O Papa Francisco carregou esta Sexta-feira Santa as “cruzes” de crianças de todo o mundo na tradicional Via Sacra de Roma.
As intenções das 14 estações da Via Sacra foram escritas por crianças e dão conta das suas preocupações, cuja importância Jesus conhece, dizem. “Sabeis que nós, crianças, também temos cruzes, que não são mais leves nem mais pesadas do que as dos grandes, mas são verdadeiras cruzes, que sentimos pesadas mesmo de noite. E só Vós o sabeis, tomando-as a sério. Só Vós.”

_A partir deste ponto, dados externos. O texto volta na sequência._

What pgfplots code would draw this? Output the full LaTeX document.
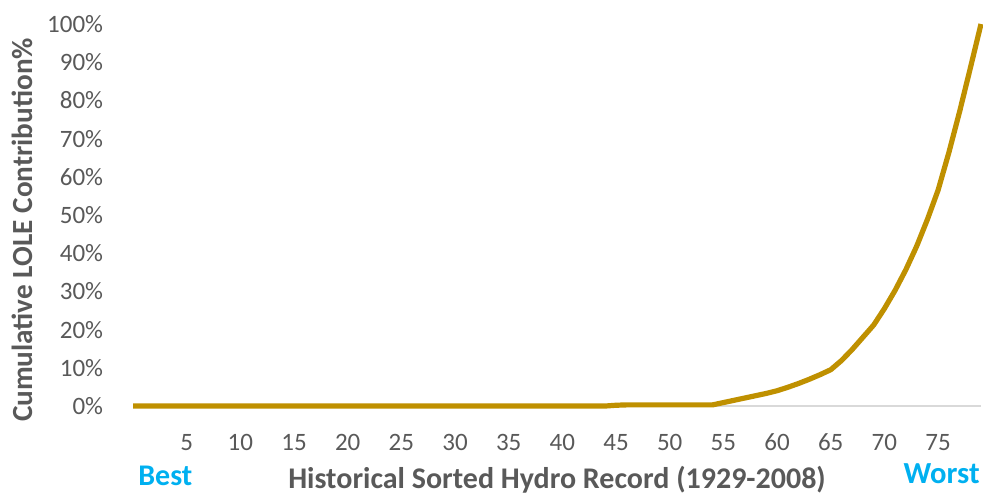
\documentclass[border=0pt]{standalone}
\usepackage{fontspec}
\setmainfont{Carlito}
\usepackage{pgfplots}
\pgfplotsset{compat=1.18}

\definecolor{lolegold}{RGB}{191,144,0}
\definecolor{txtgray}{RGB}{89,89,89}
\definecolor{axgray}{RGB}{217,217,217}
\definecolor{tagblue}{RGB}{0,176,240}

\begin{document}
\begin{tikzpicture}
\begin{axis}[
    name=ax,
    scale only axis,
    width=424pt, height=191pt,
    xmin=0, xmax=79,
    ymin=0, ymax=100,
    clip=false,
    axis x line*=bottom,
    axis y line*=left,
    x axis line style={draw=axgray, line width=0.8pt},
    y axis line style={draw=none},
    major tick length=0pt,
    xtick={5,10,...,75},
    ytick={0,10,...,100},
    /pgf/number format/assume math mode=true,
    yticklabel={\pgfmathprintnumber{\tick}\%},
    tick label style={font=\fontsize{12.5}{14}\selectfont, text=txtgray},
    yticklabel style={anchor=east, inner sep=0pt, xshift=-14.75pt},
    xticklabel style={anchor=base, inner sep=0pt, yshift=-22pt},
    xlabel={Historical Sorted Hydro Record (1929-2008)},
    ylabel={Cumulative LOLE Contribution\%},
    every axis x label/.style={at={(axis description cs:0.5,0)}, anchor=base, inner sep=0pt, yshift=-41pt,
        font=\fontsize{15}{17}\selectfont\bfseries, text=txtgray},
    every axis y label/.style={at={(axis description cs:-0.13,0.4607)}, anchor=center, rotate=90,
        font=\fontsize{14.6}{17}\selectfont\bfseries, text=txtgray},
]
\addplot[color=lolegold, line width=2.6pt, line join=round] coordinates {
(0,0) (1,0) (2,0) (3,0) (4,0) (5,0) (6,0) (7,0) (8,0) (9,0)
(10,0) (11,0) (12,0) (13,0) (14,0) (15,0) (16,0) (17,0) (18,0) (19,0)
(20,0) (21,0) (22,0) (23,0) (24,0) (25,0) (26,0) (27,0) (28,0) (29,0)
(30,0) (31,0) (32,0) (33,0) (34,0) (35,0) (36,0) (37,0) (38,0) (39,0)
(40,0) (41,0) (42,0) (43,0) (44,0) (45,0.2) (46,0.3) (47,0.3) (48,0.3) (49,0.3)
(50,0.3) (51,0.3) (52,0.3) (53,0.3) (54,0.3) (55,0.9) (56,1.5) (57,2.1) (58,2.7) (59,3.3)
(60,4.0) (61,4.9) (62,5.9) (63,7.0) (64,8.2) (65,9.5) (66,11.9) (67,14.8) (68,18.0) (69,21.2)
(70,25.5) (71,30.3) (72,35.7) (73,41.8) (74,48.8) (75,56.5) (76,66.3) (77,77.0) (78,88.4) (79,100)
};
\node[anchor=base west, inner sep=0pt, font=\fontsize{15}{17}\selectfont\bfseries, text=tagblue]
  at ([xshift=2.5pt,yshift=-39.5pt]rel axis cs:0,0) {Best};
\node[anchor=base east, inner sep=0pt, font=\fontsize{15.3}{17}\selectfont\bfseries, text=tagblue]
  at ([xshift=-0.5pt,yshift=-38.5pt]rel axis cs:1,0) {Worst};
\end{axis}
\pgfresetboundingbox
\path[use as bounding box] ([xshift=-66.5pt,yshift=-44pt]ax.south west) rectangle ([xshift=1pt,yshift=12pt]ax.north east);
\end{tikzpicture}
\end{document}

As intenções apresentadas pelas crianças variam do mais comum: “Só Vós sabeis como é difícil para mim aprender a não ter medo do escuro e da solidão. Só Vós sabeis como é difícil não conseguir reter, acordando cada manhã todo molhado”; ao mais dramático: “Só Vós sabeis o que significa ser pobre e dever renunciar àquilo que os meus amigos têm. Só Vós sabeis como é difícil libertar-me dum segredo que me magoa tanto, não sabendo a quem o contar com medo de ser traído, acusado ou não acreditado”.
Várias das intenções são adequadas às estações que acompanham, como a primeira, em que Pilatos condena Cristo à morte, depois de ter lavado as mãos do seu sofrimento. “Quando andava na escola primária, Marcos, uma criança da minha classe, foi acusado de ter roubado o lanche do seu companheiro de carteira. Eu sabia que não era verdade, mas calei-me; não era um problema meu! Além disso todos apontavam para ele como sendo o culpado. Porque deveria eu intervir?”
“Sempre que penso naquilo, ainda tenho vergonha, sinto pesar por aquela minha ação. Poderia ter ajudado aquele meu amigo, dizer a verdade e ajudar a fazer justiça; mas, em vez disso, comportei-me como Pilatos e preferi fazer de conta que não era nada. Escolhi o caminho mais cómodo e lavei as minhas mãos do caso. Hoje, estou muito arrependido: quereria ter tido um pouco mais de coragem, seguir o meu coração e ajudar o meu amigo em dificuldade”, lê-se.
“Às vezes só escutamos a voz de quem faz e quer o mal, enquanto a justiça é um caminho íngreme, com obstáculos e dificuldades; mas temos Jesus ao nosso lado, pronto a apoiar-nos e ajudar-nos”, termina essa primeira meditação.
A Via Sacra continuou com intenções sobre crianças vítimas de bullying, isoladas por serem diferentes ou estrangeiras ou que têm dificuldades com os estudos, havendo ainda espaço para recordar as vítimas do crime organizado.
A penúltima meditação teve tudo a ver com a pandemia e expressou a dor de uma criança que perdeu o seu avô. “Da ambulância desceram homens, que pareciam astronautas munidos de toucas, luvas, máscaras e viseiras, e levaram o avô que, já há alguns dias, sentia dificuldade em respirar.”
“Foi a última vez que vi o avô; morreu poucos dias depois no hospital, sofrendo – imagino – também pela solidão. Não pude estar à beira dele fisicamente, dizer-lhe adeus e dar-lhe conforto. Rezei por ele todos os dias; pude assim acompanhá-lo nesta sua última viagem terrena.”
As intenções deste ano foram escritas por crianças e jovens de dois agrupamentos de escuteiros, dois lares para crianças desfavorecidas e ainda uma instituição que acolhe crianças deficientes.
Ao contrário do que é hábito, o Papa Francisco optou por não fazer nenhuma declaração no final da Via Sacra, mas conviveu durante alguns minutos com as crianças que tinham lido as meditações.
A Via Sacra foi transmitida em direto no site da Renascença e em antena, com comentários da vaticanista Aura Miguel, do padre Vitor Gonçalves e de Dina Isabel.